Work required: From the material below, list every line containing "this".

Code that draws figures
>> START

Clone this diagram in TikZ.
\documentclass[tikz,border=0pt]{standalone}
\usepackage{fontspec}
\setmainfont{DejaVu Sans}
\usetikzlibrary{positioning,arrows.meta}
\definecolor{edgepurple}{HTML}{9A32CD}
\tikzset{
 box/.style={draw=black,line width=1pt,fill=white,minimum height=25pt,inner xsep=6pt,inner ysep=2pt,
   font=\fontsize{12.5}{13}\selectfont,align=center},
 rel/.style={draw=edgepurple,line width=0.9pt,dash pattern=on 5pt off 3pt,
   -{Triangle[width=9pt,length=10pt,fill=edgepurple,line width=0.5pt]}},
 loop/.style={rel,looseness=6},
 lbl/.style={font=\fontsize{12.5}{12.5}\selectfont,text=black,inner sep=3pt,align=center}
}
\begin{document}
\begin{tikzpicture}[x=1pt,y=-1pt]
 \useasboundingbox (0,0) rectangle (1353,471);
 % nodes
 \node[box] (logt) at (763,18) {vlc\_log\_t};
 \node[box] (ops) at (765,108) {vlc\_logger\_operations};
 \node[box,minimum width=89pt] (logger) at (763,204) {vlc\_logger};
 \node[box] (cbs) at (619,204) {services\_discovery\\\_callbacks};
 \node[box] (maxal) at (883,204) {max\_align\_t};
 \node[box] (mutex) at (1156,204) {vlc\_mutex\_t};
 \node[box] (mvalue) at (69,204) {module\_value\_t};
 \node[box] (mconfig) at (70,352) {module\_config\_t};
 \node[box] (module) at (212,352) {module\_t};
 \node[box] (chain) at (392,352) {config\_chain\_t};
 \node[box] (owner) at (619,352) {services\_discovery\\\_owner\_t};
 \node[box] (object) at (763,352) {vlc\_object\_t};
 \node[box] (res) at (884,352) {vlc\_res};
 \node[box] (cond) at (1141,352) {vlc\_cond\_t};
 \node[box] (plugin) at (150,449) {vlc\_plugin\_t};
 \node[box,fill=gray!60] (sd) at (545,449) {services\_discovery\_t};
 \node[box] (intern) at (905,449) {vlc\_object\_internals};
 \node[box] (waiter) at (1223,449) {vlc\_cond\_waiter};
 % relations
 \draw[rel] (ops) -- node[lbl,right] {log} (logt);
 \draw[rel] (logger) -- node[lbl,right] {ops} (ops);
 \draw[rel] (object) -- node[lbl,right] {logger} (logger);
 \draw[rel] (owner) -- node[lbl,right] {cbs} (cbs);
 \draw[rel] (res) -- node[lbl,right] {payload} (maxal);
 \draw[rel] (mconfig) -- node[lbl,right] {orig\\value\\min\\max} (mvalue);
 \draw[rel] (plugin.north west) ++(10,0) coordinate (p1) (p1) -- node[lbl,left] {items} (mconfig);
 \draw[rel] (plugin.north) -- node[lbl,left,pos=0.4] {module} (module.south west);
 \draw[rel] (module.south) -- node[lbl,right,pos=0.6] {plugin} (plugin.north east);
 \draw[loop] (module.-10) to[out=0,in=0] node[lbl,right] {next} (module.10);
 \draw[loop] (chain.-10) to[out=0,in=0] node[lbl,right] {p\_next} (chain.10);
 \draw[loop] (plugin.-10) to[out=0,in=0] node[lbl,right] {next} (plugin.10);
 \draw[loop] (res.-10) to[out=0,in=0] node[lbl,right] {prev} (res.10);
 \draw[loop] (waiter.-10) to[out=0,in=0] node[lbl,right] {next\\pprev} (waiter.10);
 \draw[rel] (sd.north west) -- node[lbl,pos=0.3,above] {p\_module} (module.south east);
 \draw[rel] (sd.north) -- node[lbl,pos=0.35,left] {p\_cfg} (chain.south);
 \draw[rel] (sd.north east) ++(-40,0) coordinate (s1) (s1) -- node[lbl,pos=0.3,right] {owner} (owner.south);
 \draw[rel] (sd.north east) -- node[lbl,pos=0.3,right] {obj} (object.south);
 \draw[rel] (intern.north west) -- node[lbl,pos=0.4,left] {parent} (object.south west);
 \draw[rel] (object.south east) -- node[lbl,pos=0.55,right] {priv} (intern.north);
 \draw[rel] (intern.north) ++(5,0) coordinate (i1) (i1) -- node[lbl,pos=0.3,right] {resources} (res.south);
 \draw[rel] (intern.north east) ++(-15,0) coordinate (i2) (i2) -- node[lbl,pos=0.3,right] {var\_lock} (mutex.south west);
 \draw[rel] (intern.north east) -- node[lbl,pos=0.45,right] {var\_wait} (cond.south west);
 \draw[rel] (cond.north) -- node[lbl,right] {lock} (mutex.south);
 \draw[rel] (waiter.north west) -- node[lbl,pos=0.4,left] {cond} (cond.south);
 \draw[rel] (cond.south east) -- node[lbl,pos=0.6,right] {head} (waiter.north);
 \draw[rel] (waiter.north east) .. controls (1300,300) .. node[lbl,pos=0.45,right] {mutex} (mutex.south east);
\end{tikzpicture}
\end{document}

>> END
>> START

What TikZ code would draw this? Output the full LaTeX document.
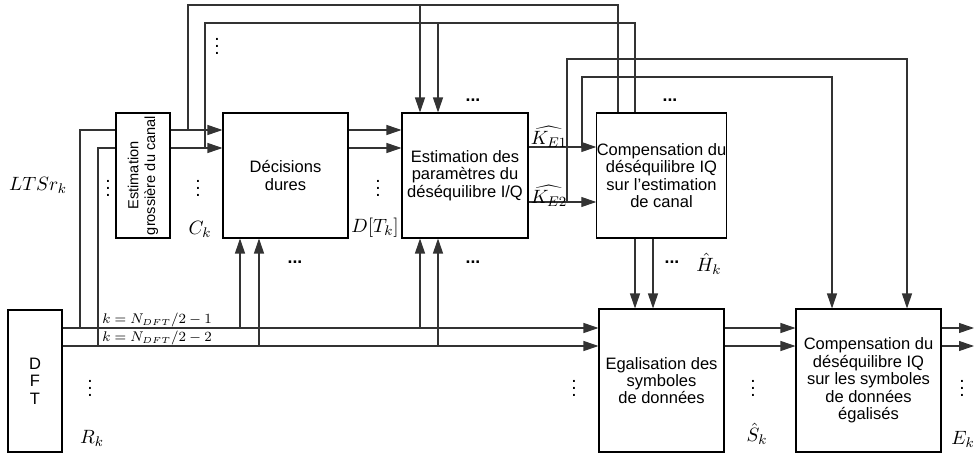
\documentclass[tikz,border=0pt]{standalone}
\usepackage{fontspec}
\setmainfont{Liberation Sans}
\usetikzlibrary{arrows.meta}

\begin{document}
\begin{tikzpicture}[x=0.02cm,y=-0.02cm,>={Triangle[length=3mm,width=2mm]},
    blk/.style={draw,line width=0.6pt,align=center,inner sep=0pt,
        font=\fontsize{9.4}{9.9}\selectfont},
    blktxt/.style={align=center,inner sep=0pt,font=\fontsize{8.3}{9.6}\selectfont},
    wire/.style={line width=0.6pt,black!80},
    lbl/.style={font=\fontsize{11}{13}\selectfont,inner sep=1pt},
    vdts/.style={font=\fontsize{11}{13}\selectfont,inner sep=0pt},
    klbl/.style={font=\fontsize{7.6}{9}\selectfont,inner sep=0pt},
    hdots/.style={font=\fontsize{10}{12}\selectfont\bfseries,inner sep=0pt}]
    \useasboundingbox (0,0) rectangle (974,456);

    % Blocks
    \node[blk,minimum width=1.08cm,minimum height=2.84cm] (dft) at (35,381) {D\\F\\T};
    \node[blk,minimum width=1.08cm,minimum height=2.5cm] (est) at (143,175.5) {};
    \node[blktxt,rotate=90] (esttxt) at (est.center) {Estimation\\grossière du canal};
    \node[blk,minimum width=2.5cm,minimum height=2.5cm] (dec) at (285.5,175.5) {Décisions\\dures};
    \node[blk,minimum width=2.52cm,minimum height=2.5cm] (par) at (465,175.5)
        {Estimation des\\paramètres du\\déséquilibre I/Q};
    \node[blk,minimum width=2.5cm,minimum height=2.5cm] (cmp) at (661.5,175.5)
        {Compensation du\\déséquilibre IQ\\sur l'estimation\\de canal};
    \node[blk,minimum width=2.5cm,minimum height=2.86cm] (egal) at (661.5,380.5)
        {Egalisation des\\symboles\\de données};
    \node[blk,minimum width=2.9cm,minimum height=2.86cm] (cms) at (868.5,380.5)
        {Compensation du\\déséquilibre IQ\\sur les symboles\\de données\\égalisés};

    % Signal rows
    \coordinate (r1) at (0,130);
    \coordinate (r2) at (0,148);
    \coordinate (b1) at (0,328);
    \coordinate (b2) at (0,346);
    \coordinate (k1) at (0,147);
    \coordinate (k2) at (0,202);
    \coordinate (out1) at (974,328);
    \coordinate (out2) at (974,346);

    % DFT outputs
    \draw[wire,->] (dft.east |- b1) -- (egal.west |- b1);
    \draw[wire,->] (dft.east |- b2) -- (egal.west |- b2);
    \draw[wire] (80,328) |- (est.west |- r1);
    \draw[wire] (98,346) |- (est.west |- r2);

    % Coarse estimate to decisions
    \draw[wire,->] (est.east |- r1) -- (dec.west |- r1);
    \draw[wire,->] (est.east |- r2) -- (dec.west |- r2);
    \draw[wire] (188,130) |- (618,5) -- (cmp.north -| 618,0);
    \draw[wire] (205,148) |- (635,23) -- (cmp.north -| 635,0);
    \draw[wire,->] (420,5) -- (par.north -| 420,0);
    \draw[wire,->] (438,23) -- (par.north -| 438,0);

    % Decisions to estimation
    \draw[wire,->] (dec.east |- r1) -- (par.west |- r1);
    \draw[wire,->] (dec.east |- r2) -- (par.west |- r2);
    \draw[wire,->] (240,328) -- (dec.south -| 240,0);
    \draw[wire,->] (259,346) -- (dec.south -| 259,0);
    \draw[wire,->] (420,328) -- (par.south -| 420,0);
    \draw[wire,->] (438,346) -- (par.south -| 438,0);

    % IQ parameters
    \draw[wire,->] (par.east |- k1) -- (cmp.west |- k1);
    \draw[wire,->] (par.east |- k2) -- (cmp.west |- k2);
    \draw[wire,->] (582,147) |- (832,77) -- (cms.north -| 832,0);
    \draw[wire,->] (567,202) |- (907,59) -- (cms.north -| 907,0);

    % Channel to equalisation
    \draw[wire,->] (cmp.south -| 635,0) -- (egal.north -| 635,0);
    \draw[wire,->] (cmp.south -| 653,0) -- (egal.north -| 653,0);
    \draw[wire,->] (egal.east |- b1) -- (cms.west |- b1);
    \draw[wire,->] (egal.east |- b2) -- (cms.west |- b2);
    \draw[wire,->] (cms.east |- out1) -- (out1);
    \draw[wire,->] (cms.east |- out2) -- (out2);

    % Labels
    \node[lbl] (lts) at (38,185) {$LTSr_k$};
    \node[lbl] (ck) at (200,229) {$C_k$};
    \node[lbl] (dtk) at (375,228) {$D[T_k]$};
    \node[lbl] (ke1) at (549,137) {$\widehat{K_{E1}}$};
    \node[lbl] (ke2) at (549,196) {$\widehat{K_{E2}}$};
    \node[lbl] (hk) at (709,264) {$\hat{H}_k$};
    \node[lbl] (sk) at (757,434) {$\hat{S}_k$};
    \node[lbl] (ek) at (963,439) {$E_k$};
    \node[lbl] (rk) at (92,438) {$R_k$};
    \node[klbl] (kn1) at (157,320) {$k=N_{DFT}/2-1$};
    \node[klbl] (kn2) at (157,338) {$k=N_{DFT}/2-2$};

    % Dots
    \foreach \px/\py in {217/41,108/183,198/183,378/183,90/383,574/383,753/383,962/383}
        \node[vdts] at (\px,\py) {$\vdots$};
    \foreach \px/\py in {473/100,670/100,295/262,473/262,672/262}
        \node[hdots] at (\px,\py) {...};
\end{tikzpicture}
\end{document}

>> END

The completed task:
Clone this diagram in TikZ.
What TikZ code would draw this? Output the full LaTeX document.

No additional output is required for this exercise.